Given task
From the listing, collect all lines containing the word "that".

Source data
===
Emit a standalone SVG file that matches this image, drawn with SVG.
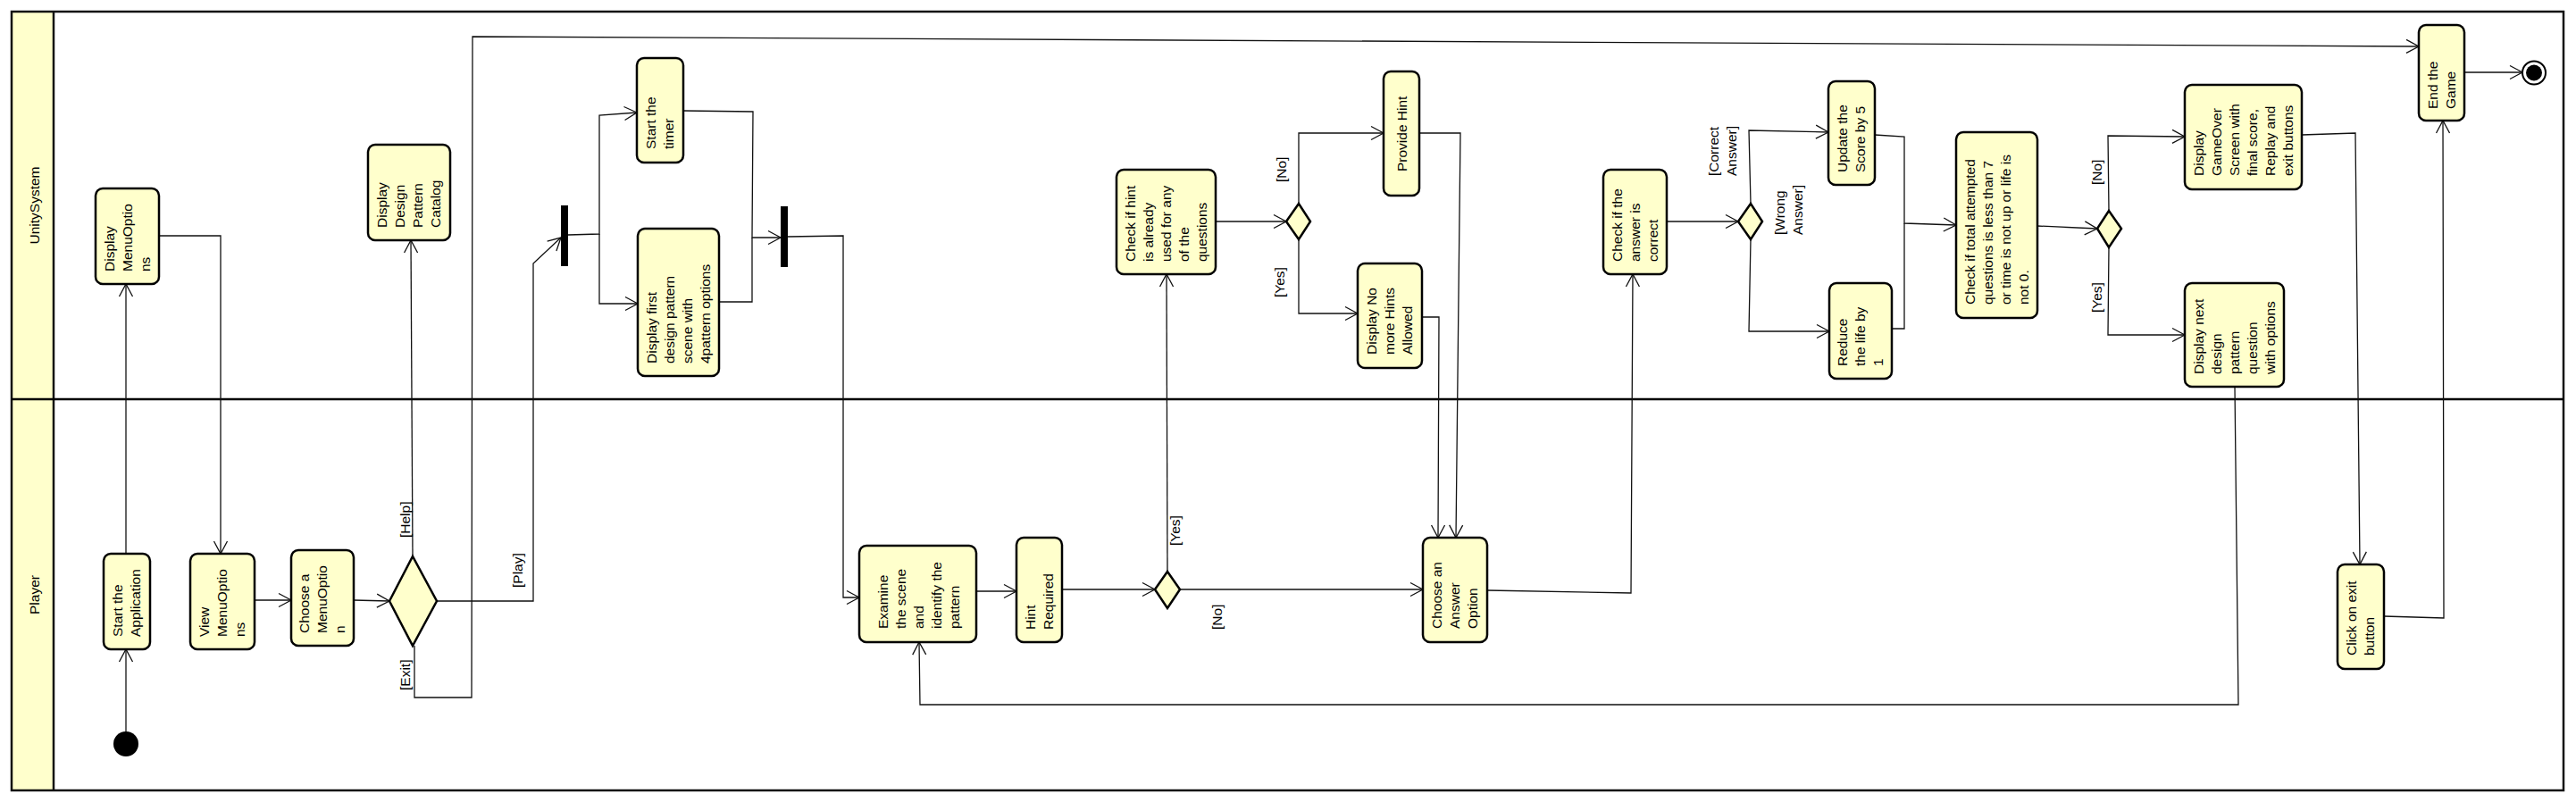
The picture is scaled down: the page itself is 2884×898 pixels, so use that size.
<svg xmlns="http://www.w3.org/2000/svg" width="2884" height="898" viewBox="0 0 2884 898">
<defs>
<marker id="arr" viewBox="-16 -10 18 20" refX="0" refY="0" markerWidth="18" markerHeight="20" markerUnits="userSpaceOnUse" orient="auto">
<path d="M-14,-7.5 L0,0 L-14,7.5" fill="none" stroke="#111" stroke-width="1.3"/>
</marker>
</defs>
<style>
.node rect{fill:#FFFFCC;stroke:#000;stroke-width:2.5}
.dec{fill:#FFFFCC;stroke:#000;stroke-width:2.5}
.t{font-family:"Liberation Sans",Arial,sans-serif;font-size:15.5px;fill:#000}
.e{fill:none;stroke:#111;stroke-width:1.3;marker-end:url(#arr)}
.p{fill:none;stroke:#111;stroke-width:1.3}
.bar{fill:#000}
</style>
<rect x="0" y="0" width="2884" height="898" fill="#fff"/>
<g id="lanes">
<rect x="13" y="13" width="47" height="872" fill="#FFFFCC"/>
<rect x="13" y="13" width="2857" height="872" fill="none" stroke="#111" stroke-width="2.5"/>
<line x1="60" y1="13" x2="60" y2="885" stroke="#111" stroke-width="2.5"/>
<line x1="13" y1="447" x2="2870" y2="447" stroke="#000" stroke-width="2.5"/>
<text class="t" text-anchor="middle" transform="translate(44,230) rotate(-90)">UnitySystem</text>
<text class="t" text-anchor="middle" transform="translate(44,666) rotate(-90)">Player</text>
</g>
<g id="connectors">
<polyline class="e" points="141,819 141,727"/>
<polyline class="e" points="141,620 141,318"/>
<polyline class="e" points="178,264 247,264 247,620"/>
<polyline class="e" points="285,672 326,672"/>
<polyline class="e" points="396,672 436,673"/>
<polyline class="e" points="462,623 460,269"/>
<polyline class="e" points="489,673 597,673 597,295 628,266"/>
<polyline class="e" points="464,723 464,781 528,781 529,41 2708,52"/>
<polyline class="e" points="636,263 671,262 671,129 713,126"/>
<polyline class="e" points="671,262 671,340 714,340"/>
<polyline class="e" points="765,124 843,125 842,266 874,266"/>
<polyline class="p" points="805,338 842,338 842,266"/>
<polyline class="e" points="882,265 944,264 944,669 962,669"/>
<polyline class="e" points="1093,662 1138,662"/>
<polyline class="e" points="1189,660 1293,660"/>
<polyline class="e" points="1307,640 1306,307"/>
<polyline class="e" points="1321,660 1593,660"/>
<polyline class="e" points="1361,248 1440,248"/>
<polyline class="e" points="1454,228 1454,149 1549,149"/>
<polyline class="e" points="1454,268 1454,351 1520,351"/>
<polyline class="e" points="1589,149 1635,149 1630,602"/>
<polyline class="e" points="1592,355 1611,355 1610,602"/>
<polyline class="e" points="1665,661 1826,664 1828,307"/>
<polyline class="e" points="1866,248 1946,248"/>
<polyline class="e" points="1960,228 1958,146 2047,148"/>
<polyline class="e" points="1960,268 1958,371 2048,371"/>
<polyline class="e" points="2099,151 2132,153 2132,250 2190,252"/>
<polyline class="p" points="2118,368 2132,368 2132,250"/>
<polyline class="e" points="2281,253 2348,256"/>
<polyline class="e" points="2361,236 2360,152 2446,153"/>
<polyline class="e" points="2361,277 2360,375 2446,375"/>
<polyline class="e" points="2577,151 2637,149 2642,632"/>
<polyline class="e" points="2502,433 2506,789 1030,789 1029,719"/>
<polyline class="e" points="2669,690 2736,692 2735,135"/>
<polyline class="e" points="2759,81 2824,81"/>
<text class="t" transform="translate(459,602) rotate(-90)">[Help]</text>
<text class="t" transform="translate(459,773) rotate(-90)">[Exit]</text>
<text class="t" transform="translate(585,658) rotate(-90)">[Play]</text>
<text class="t" transform="translate(1321,611) rotate(-90)">[Yes]</text>
<text class="t" transform="translate(1368,705) rotate(-90)">[No]</text>
<text class="t" transform="translate(1440,204) rotate(-90)">[No]</text>
<text class="t" transform="translate(1438,333) rotate(-90)">[Yes]</text>
<text class="t" transform="translate(1924,197) rotate(-90)"><tspan x="0" y="0">[Correct</tspan><tspan x="0" y="20">Answer]</tspan></text>
<text class="t" transform="translate(1998,263) rotate(-90)"><tspan x="0" y="0">[Wrong</tspan><tspan x="0" y="20">Answer]</tspan></text>
<text class="t" transform="translate(2353,207) rotate(-90)">[No]</text>
<text class="t" transform="translate(2353,350) rotate(-90)">[Yes]</text>
</g>
<g id="initial"><circle cx="141" cy="833" r="14" fill="#000"/></g>
<g id="final"><circle cx="2837" cy="81.5" r="13" fill="#fff" stroke="#000" stroke-width="2"/><circle cx="2837" cy="81.5" r="9" fill="#000"/></g>
<g id="fork"><rect class="bar" x="628" y="230" width="8" height="68"/></g>
<g id="join"><rect class="bar" x="874" y="231" width="8" height="68"/></g>
<g id="dec1"><polygon class="dec" points="436,673 462,623 489,673 462,723"/></g>
<g id="dec2"><polygon class="dec" points="1293,660 1307,640 1321,660 1307,681"/></g>
<g id="dec3"><polygon class="dec" points="1440,248 1454,228 1467,248 1454,268"/></g>
<g id="dec4"><polygon class="dec" points="1946,248 1960,228 1973,248 1960,268"/></g>
<g id="dec5"><polygon class="dec" points="2348,256 2361,236 2375,256 2361,277"/></g>
<g id="n-display-menu" class="node"><rect x="107" y="211" width="71" height="107" rx="8"/><text class="t" transform="translate(127.5,304) rotate(-90)"><tspan x="0" y="0">Display</tspan><tspan x="0" y="20">MenuOptio</tspan><tspan x="0" y="40">ns</tspan></text></g>
<g id="n-start-app" class="node"><rect x="116" y="620" width="52" height="107" rx="8"/><text class="t" transform="translate(137,713) rotate(-90)"><tspan x="0" y="0">Start the</tspan><tspan x="0" y="20">Application</tspan></text></g>
<g id="n-view-menu" class="node"><rect x="213" y="620" width="72" height="107" rx="8"/><text class="t" transform="translate(234,713) rotate(-90)"><tspan x="0" y="0">View</tspan><tspan x="0" y="20">MenuOptio</tspan><tspan x="0" y="40">ns</tspan></text></g>
<g id="n-choose-menu" class="node"><rect x="326" y="616" width="70" height="107" rx="8"/><text class="t" transform="translate(346,709) rotate(-90)"><tspan x="0" y="0">Choose a</tspan><tspan x="0" y="20">MenuOptio</tspan><tspan x="0" y="40">n</tspan></text></g>
<g id="n-catalog" class="node"><rect x="412" y="162" width="92" height="107" rx="8"/><text class="t" transform="translate(433,255) rotate(-90)"><tspan x="0" y="0">Display</tspan><tspan x="0" y="20">Design</tspan><tspan x="0" y="40">Pattern</tspan><tspan x="0" y="60">Catalog</tspan></text></g>
<g id="n-timer" class="node"><rect x="713" y="65" width="52" height="117" rx="8"/><text class="t" transform="translate(734,167) rotate(-90)"><tspan x="0" y="0">Start the</tspan><tspan x="0" y="20">timer</tspan></text></g>
<g id="n-display-first" class="node"><rect x="714" y="256" width="91" height="165" rx="8"/><text class="t" transform="translate(734.5,407) rotate(-90)"><tspan x="0" y="0">Display first</tspan><tspan x="0" y="20">design pattern</tspan><tspan x="0" y="40">scene with</tspan><tspan x="0" y="60">4pattern options</tspan></text></g>
<g id="n-examine" class="node"><rect x="962" y="611" width="131" height="108" rx="8"/><text class="t" transform="translate(993.5,704) rotate(-90)"><tspan x="0" y="0">Examine</tspan><tspan x="0" y="20">the scene</tspan><tspan x="0" y="40">and</tspan><tspan x="0" y="60">identify the</tspan><tspan x="0" y="80">pattern</tspan></text></g>
<g id="n-hint-required" class="node"><rect x="1138" y="602" width="51" height="117" rx="8"/><text class="t" transform="translate(1158.5,705) rotate(-90)"><tspan x="0" y="0">Hint</tspan><tspan x="0" y="20">Required</tspan></text></g>
<g id="n-check-hint" class="node"><rect x="1250" y="190" width="111" height="117" rx="8"/><text class="t" transform="translate(1270.5,293) rotate(-90)"><tspan x="0" y="0">Check if hint</tspan><tspan x="0" y="20">is already</tspan><tspan x="0" y="40">used for any</tspan><tspan x="0" y="60">of the</tspan><tspan x="0" y="80">questions</tspan></text></g>
<g id="n-provide-hint" class="node"><rect x="1549" y="80" width="40" height="139" rx="8"/><text class="t" transform="translate(1575,192) rotate(-90)">Provide Hint</text></g>
<g id="n-no-more-hints" class="node"><rect x="1520" y="295" width="72" height="117" rx="8"/><text class="t" transform="translate(1541,397) rotate(-90)"><tspan x="0" y="0">Display No</tspan><tspan x="0" y="20">more Hints</tspan><tspan x="0" y="40">Allowed</tspan></text></g>
<g id="n-choose-answer" class="node"><rect x="1593" y="602" width="72" height="117" rx="8"/><text class="t" transform="translate(1614,704) rotate(-90)"><tspan x="0" y="0">Choose an</tspan><tspan x="0" y="20">Answer</tspan><tspan x="0" y="40">Option</tspan></text></g>
<g id="n-check-answer" class="node"><rect x="1795" y="190" width="71" height="117" rx="8"/><text class="t" transform="translate(1815.5,293) rotate(-90)"><tspan x="0" y="0">Check if the</tspan><tspan x="0" y="20">answer is</tspan><tspan x="0" y="40">correct</tspan></text></g>
<g id="n-update-score" class="node"><rect x="2047" y="91" width="52" height="116" rx="8"/><text class="t" transform="translate(2068,193) rotate(-90)"><tspan x="0" y="0">Update the</tspan><tspan x="0" y="20">Score by 5</tspan></text></g>
<g id="n-reduce-life" class="node"><rect x="2048" y="317" width="70" height="107" rx="8"/><text class="t" transform="translate(2068,410) rotate(-90)"><tspan x="0" y="0">Reduce</tspan><tspan x="0" y="20">the life by</tspan><tspan x="0" y="40">1</tspan></text></g>
<g id="n-check-total" class="node"><rect x="2190" y="148" width="91" height="208" rx="8"/><text class="t" transform="translate(2210.5,341) rotate(-90)"><tspan x="0" y="0">Check if total attempted</tspan><tspan x="0" y="20">questions is less than 7</tspan><tspan x="0" y="40">or time is not up or life is</tspan><tspan x="0" y="60">not 0.</tspan></text></g>
<g id="n-gameover" class="node"><rect x="2446" y="95" width="131" height="117" rx="8"/><text class="t" transform="translate(2466.5,197) rotate(-90)"><tspan x="0" y="0">Display</tspan><tspan x="0" y="20">GameOver</tspan><tspan x="0" y="40">Screen with</tspan><tspan x="0" y="60">final score,</tspan><tspan x="0" y="80">Replay and</tspan><tspan x="0" y="100">exit buttons</tspan></text></g>
<g id="n-display-next" class="node"><rect x="2446" y="317" width="111" height="116" rx="8"/><text class="t" transform="translate(2466.5,419) rotate(-90)"><tspan x="0" y="0">Display next</tspan><tspan x="0" y="20">design</tspan><tspan x="0" y="40">pattern</tspan><tspan x="0" y="60">question</tspan><tspan x="0" y="80">with options</tspan></text></g>
<g id="n-click-exit" class="node"><rect x="2617" y="632" width="52" height="117" rx="8"/><text class="t" transform="translate(2638,734) rotate(-90)"><tspan x="0" y="0">Click on exit</tspan><tspan x="0" y="20">button</tspan></text></g>
<g id="n-end-game" class="node"><rect x="2708" y="28" width="51" height="107" rx="8"/><text class="t" transform="translate(2728.5,122) rotate(-90)"><tspan x="0" y="0">End the</tspan><tspan x="0" y="20">Game</tspan></text></g>
</svg>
===
Output
Emit a standalone SVG file that matches this image, drawn with SVG.
The picture is scaled down: the page itself is 2884×898 pixels, so use that size.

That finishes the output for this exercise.